**EXERCISE**
Look at the data below and print exactly the lines from its first line through the line with "src = ColumnDataSource(dict(x=xs, top=values))"; the pictures stay out of the copy.

**AVAILABLE DATA**
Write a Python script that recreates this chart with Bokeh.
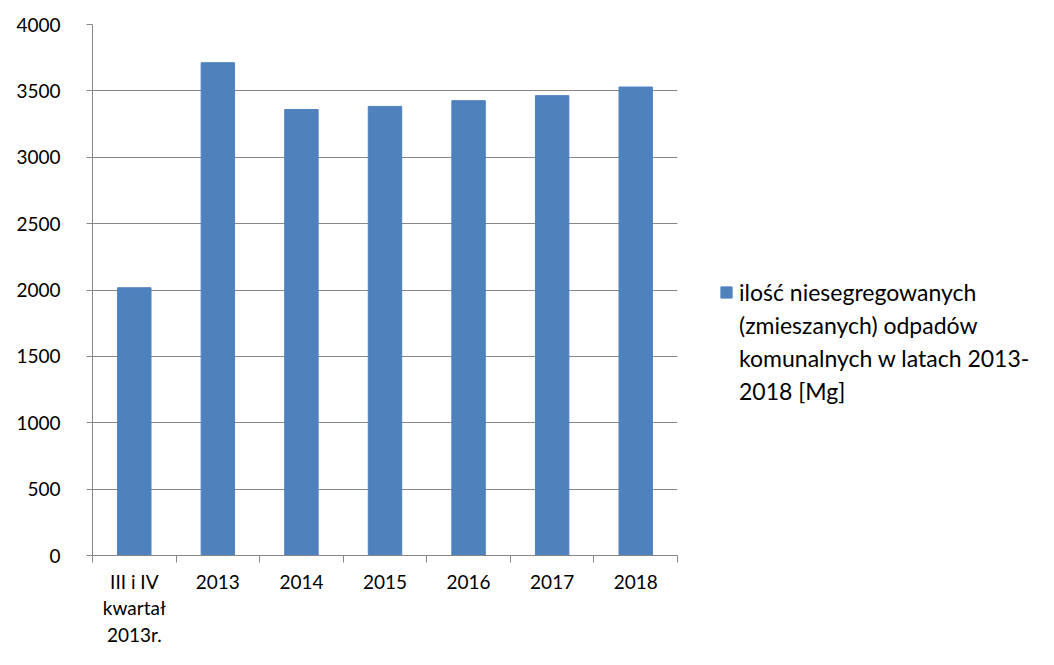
from bokeh.plotting import figure
from bokeh.layouts import row
from bokeh.models import Legend, LegendItem, FixedTicker, ColumnDataSource, Range1d
from bokeh.embed import file_html
from bokeh.resources import INLINE

categories = ["III i IV\nkwartał\n2013r.", "2013", "2014", "2015", "2016", "2017", "2018"]
values = [2017, 3712, 3359, 3383, 3426, 3464, 3529]
y_ticks = [0, 500, 1000, 1500, 2000, 2500, 3000, 3500, 4000]
series_name_lines = ["ilość niesegregowanych", "(zmieszanych) odpadów",
                     "komunalnych w latach 2013-", "2018 [Mg]"]

FONT = "Lato"
BAR = "#4F81BD"
GRID = "#878787"

xs = [i + 0.5 for i in range(len(categories))]
src = ColumnDataSource(dict(x=xs, top=values))

p = figure(width=690, height=649, output_backend="svg", toolbar_location=None,
           x_range=Range1d(0, len(categories)), y_range=Range1d(0, 4000),
           min_border_left=92, min_border_top=24, min_border_right=13, min_border_bottom=92)
p.outline_line_color = None
p.background_fill_color = "white"
p.border_fill_color = "white"

r = p.vbar(x="x", top="top", width=0.4, source=src, fill_color=BAR, line_color=BAR)

# y axis
p.yaxis.ticker = FixedTicker(ticks=y_ticks)
p.yaxis.axis_line_color = GRID
p.yaxis.major_tick_line_color = GRID
p.yaxis.major_tick_out = 6
p.yaxis.major_tick_in = 0
p.yaxis.minor_tick_line_color = None
p.yaxis.major_label_standoff = 26
p.yaxis.major_label_text_font = FONT
p.yaxis.major_label_text_font_size = "19px"
p.yaxis.major_label_text_color = "#000000"

p.ygrid.ticker = FixedTicker(ticks=y_ticks)
p.ygrid.grid_line_color = GRID
p.ygrid.grid_line_width = 1
p.xgrid.grid_line_color = None

# x axis
p.xaxis.ticker = FixedTicker(ticks=xs, minor_ticks=list(range(len(categories) + 1)))
p.xaxis.major_label_overrides = {x: c for x, c in zip(xs, categories)}
p.xaxis.axis_line_color = GRID
p.xaxis.major_tick_line_color = None
p.xaxis.major_tick_out = 0
p.xaxis.major_tick_in = 0
p.xaxis.minor_tick_line_color = GRID
p.xaxis.minor_tick_out = 7
p.xaxis.minor_tick_in = 0
p.xaxis.major_label_standoff = 7
p.xaxis.major_label_text_font = FONT
p.xaxis.major_label_text_font_size = "19px"
p.xaxis.major_label_text_color = "#000000"
p.xaxis.major_label_text_line_height = 1.17

# legend panel (separate figure to the right); its bar renderer lies outside the view
q = figure(width=348, height=649, output_backend="svg", toolbar_location=None,
           x_range=Range1d(-20, -19), y_range=Range1d(-20, -19),
           x_axis_location=None, y_axis_location=None,
           min_border_left=0, min_border_right=0, min_border_top=0, min_border_bottom=0)
q.outline_line_color = None
q.grid.grid_line_color = None
q.background_fill_color = "white"
q.border_fill_color = "white"
r2 = q.vbar(x="x", top="top", width=0.4, source=src, fill_color=BAR, line_color=BAR)

items = [LegendItem(label=series_name_lines[0], renderers=[r2])]
items += [LegendItem(label=t, renderers=[]) for t in series_name_lines[1:]]
legend = Legend(items=items,
                location=(29, 150), padding=0, margin=0, border_line_color=None,
                background_fill_alpha=0, glyph_width=14, glyph_height=14, spacing=5,
                label_standoff=6, label_text_font=FONT, label_text_font_size="23px",
                label_text_color="#000000", label_height=28)
q.add_layout(legend, "center")

layout = row(p, q, spacing=0)
open("out.html", "w").write(file_html(layout, INLINE))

**WORKED ANSWER**
Write a Python script that recreates this chart with Bokeh.
from bokeh.plotting import figure
from bokeh.layouts import row
from bokeh.models import Legend, LegendItem, FixedTicker, ColumnDataSource, Range1d
from bokeh.embed import file_html
from bokeh.resources import INLINE

categories = ["III i IV\nkwartał\n2013r.", "2013", "2014", "2015", "2016", "2017", "2018"]
values = [2017, 3712, 3359, 3383, 3426, 3464, 3529]
y_ticks = [0, 500, 1000, 1500, 2000, 2500, 3000, 3500, 4000]
series_name_lines = ["ilość niesegregowanych", "(zmieszanych) odpadów",
                     "komunalnych w latach 2013-", "2018 [Mg]"]

FONT = "Lato"
BAR = "#4F81BD"
GRID = "#878787"

xs = [i + 0.5 for i in range(len(categories))]
src = ColumnDataSource(dict(x=xs, top=values))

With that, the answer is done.